GORDON JOHNCOCK (1973, 1982): "It gives you a lot of notoriety. It helps you most of the time in business opportunities. People trust you. I'm in the lumber business, and I deal with people over the phone I wouldn't know if they walked in my living room. But they know I'm an Indy 500 winner, and they trust I will give them a fair deal. And with speeding tickets, sometimes it helps, and sometimes it doesn't. It helps in life. It's better to win Indianapolis than 40 or 50 other races."
PARNELLI JONES (1963): "It's meant everything, especially from where I came from. I came from the old jalopies to work my way up to become an Indy 500 winner. It was like any boy's dream. It gives you stature, puts you in a special class. You can go anywhere, and when they find out you're an Indy 500 winner they know you were one hell of a race driver."
BUDDY LAZIER (1996): "It's meant everything. I would say it's the reward for many years of hard work. For me, it's the ultimate goal in racing and a dream come true. It does a lot for your career. It legitimizes you as a race driver. Just to compete in the Indy 500 is meaningful. To win it only makes you want to win it again that much more because it so exhilarating and satisfying."
ARIE LUYENDYK (1990, 1997): "For me, really the Indy 500 was the ultimate race I could ever imagine winning. When I came to the United States, it was the only one I knew about. Winning the first one especially was just awesome. Basically, having won it, whatever achievements I have had, it was the one I was most proud of. To win a second then was my goal; it was such a great experience. A couple other times I got close (to three), but I'm not complaining."
RICK MEARS (1979, 1984, 1988, 1991): "It's meant so many things to life alone. Like I've always said, I never dreamed of driving in the Indy 500 let alone winning it. I guess, looking back, it kind of established my place in history. As I get a little older and wiser, it means more. Obviously, it makes life much, much easier. On the other hand, it makes life much, much tougher. It puts you in a group, a category with all other winners, and it's a phenomenal feeling. That race is such a labor-intense event. You work all year round to get ready for it. For me as a driver, it's a great payback for the team. It's a nice way to say thank you."

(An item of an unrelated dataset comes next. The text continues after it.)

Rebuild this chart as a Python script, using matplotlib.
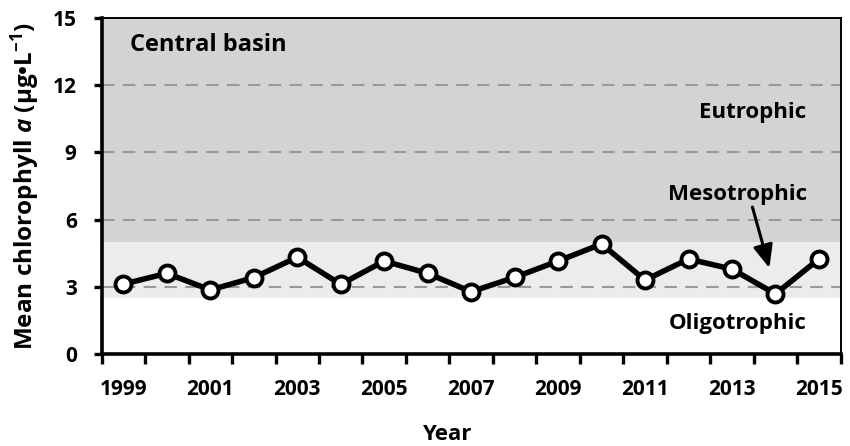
import matplotlib
matplotlib.use("Agg")
import matplotlib.pyplot as plt

years = [1999, 2000, 2001, 2002, 2003, 2004, 2005, 2006, 2007, 2008,
         2009, 2010, 2011, 2012, 2013, 2014, 2015]
chl = [3.12, 3.60, 2.86, 3.41, 4.32, 3.11, 4.15, 3.60, 2.78, 3.42,
       4.15, 4.91, 3.30, 4.24, 3.79, 2.68, 4.24]
y_ticks = [0, 3, 6, 9, 12, 15]
grid_levels = [3, 6, 9, 12]
oligo_upper = 2.5
meso_upper = 5.0
ymax = 15

FONT = 'Open Sans'
plt.rcParams['font.family'] = [FONT, 'DejaVu Sans']
plt.rcParams['font.weight'] = 'bold'
plt.rcParams['mathtext.fontset'] = 'custom'
plt.rcParams['mathtext.rm'] = FONT + ':bold'
plt.rcParams['mathtext.it'] = FONT + ':italic:bold'
plt.rcParams['mathtext.bf'] = FONT + ':bold'

fig = plt.figure(figsize=(8.5, 4.46), dpi=100)
ax = fig.add_axes([0.1196, 0.2063, 0.8694, 0.7533])

n = len(years)
xs = list(range(n))
ax.set_xlim(-0.5, n - 0.5)
ax.set_ylim(0, ymax)

ax.axhspan(oligo_upper, meso_upper, color='#ececec', zorder=0, lw=0)
ax.axhspan(meso_upper, ymax, color='#d3d3d3', zorder=0, lw=0)
for g in grid_levels:
    ax.axhline(g, color='#999999', lw=1.5, dashes=(6, 4), zorder=1)

ax.plot(xs, chl, color='black', lw=4, marker='o', markersize=11.5,
        markerfacecolor='white', markeredgecolor='black', markeredgewidth=2.8, zorder=3)

ax.set_xticks([i - 0.5 for i in range(n + 1)])
ax.set_xticklabels([])
ax.set_xticks(xs[::2], minor=True)
ax.set_xticklabels([str(y) for y in years[::2]], minor=True, fontweight='bold')
ax.tick_params(axis='x', which='major', direction='out', length=7, width=2.4)
ax.tick_params(axis='x', which='minor', length=0, pad=18, labelsize=15)
ax.set_yticks(y_ticks)
ax.set_yticklabels([str(v) for v in y_ticks], fontweight='bold')
ax.tick_params(axis='y', direction='out', length=6, width=2.4, labelsize=15, pad=12)

for s in ['left', 'bottom']:
    ax.spines[s].set_linewidth(2.6)
for s in ['top', 'right']:
    ax.spines[s].set_linewidth(1.4)

ax.set_xlabel('Year', fontsize=16, fontweight='bold', labelpad=17)
ax.xaxis.label.set_x(0.467)
ax.set_ylabel('Mean chlorophyll $\\mathit{a}$ (µg•L$^{-1}$)', fontsize=17.5,
              fontweight='bold', labelpad=8)

ax.text(0.15, 13.8, 'Central basin', fontsize=17, fontweight='bold', va='center', ha='left')
ax.text(15.72, 10.76, 'Eutrophic', fontsize=16, fontweight='bold', va='center', ha='right')
ax.text(15.72, 7.1, 'Mesotrophic', fontsize=16, fontweight='bold', va='center', ha='right')
ax.text(15.72, 1.34, 'Oligotrophic', fontsize=16, fontweight='bold', va='center', ha='right')

ax.annotate('', xy=(14.86, 3.84), xytext=(14.47, 6.56),
            arrowprops=dict(arrowstyle='-|>,head_length=1.4,head_width=0.6',
                            color='black', lw=2.2, shrinkA=0, shrinkB=0), zorder=4)

fig.savefig('out.png', dpi=100)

JUAN MONTOYA (2000): "Winning the Indy 500, winning the (CART) championship have been the biggest two goals I've done in my career, and I think it's something special. I think it's in my heart, and I've got great memories from that. People know what you are made of, basically."
BOBBY RAHAL (1986): "There is nothing in my racing career that replaces winning the Indy 500. The series championships were great, and the accomplishment felt tremendous. But wherever I go, I am listed as a champion of the Indianapolis 500. That title will always be with me. Around the world I have been introduced as an Indy 500 champion. Plus, winning the race the way we did and winning for Jim Trueman was very special."
JIM RATHMANN (1960): "I won a lot of big races, Monza, Daytona, Atlanta, but Indianapolis was the place every race driver wanted to win. I got so mad because I ended up second so many times (three). I went there in 1946, and I said I'd be back and win it. I never had an idea how I was going to get there. I got a Chevy dealership after I won, and GM made me quit racing. I didn't want to quit. I wanted to go on and on and on. I tell A.J. (Foyt) and those other guys they never would have won so many races if I had. It was exciting."
JOHNNY RUTHERFORD (1974, 1976, 1980): "I think winning the Indy 500 is a great sense of accomplishment, No. 1. To realize you are involved with people who want to win as badly as you do makes for a great kinship. To have it come together at Indy means a lot to all of the crew. To win once puts you in a special category. Winning it twice elevates that category, and winning it three times puts you in a greater status. I can only imagine what winning it four times means to A.J. (Foyt), Al (Unser) and Rick (Mears)."
TOM SNEVA (1983): "First of all, it just opened a lot of doors. Second, it brought a lot of relatives out of the closet I didn't know I had. It gave me a chance to meet a lot of brilliant people, and some not so brilliant but were interesting."
DANNY SULLIVAN (1985): "Winning the Indy 500 is the most important win in any race car driver's career. It is a title that goes with you for the rest of your life: Former winner of the Indy 500. I have won the Pocono 500 and the Michigan 500 and the national championship, and that is rarely mentioned. My life changed forever when I spun and won."
AL UNSER (1970, 1971, 1978, 1987): "It opens up your life. It gives you opportunities to face the world with your accomplishments in racing. Don't kid yourself, the more times you win it, the better it is. But even if you win only one time, you can say, 'I did it.' Every driver knows what the Indy 500 is, and it is the Greatest Spectacle in Racing."
AL UNSER JR. (1992, 1994): "Every race I run in is in preparation for the Indianapolis 500. Indy is the most important thing in my life. It is what I live for. If you win Indy, you're in elite company. Even if you win it once. Indy just has so much history and tradition. It's the most important race in the world."
BOBBY UNSER (1968, 1975, 1981): "We Unsers made Pikes Peak famous, but it was the Indianapolis 500 that made the Unsers famous. You don't know how hard it is to win that race once. I lost my brother Jerry there, and in my first two starts I only completed three laps. But I didn't give up and won it three times. And that was battling against Foyt, Andretti, Rutherford, my brother Al, Mears, Johncock. It was tough. Today, I'm still Bobby Unser, three-time Indy 500 winner. The world will always know me for that."
JACQUES VILLENEUVE (1995): "Winning was fantastic for my career and the main reason Frank Williams hired me after (for a Formula One ride)."
RODGER WARD (1959, 1962): "It's a great feeling to win that race. It's hard to describe. Winning that race (twice) was the greatest thing that happened to me in my life."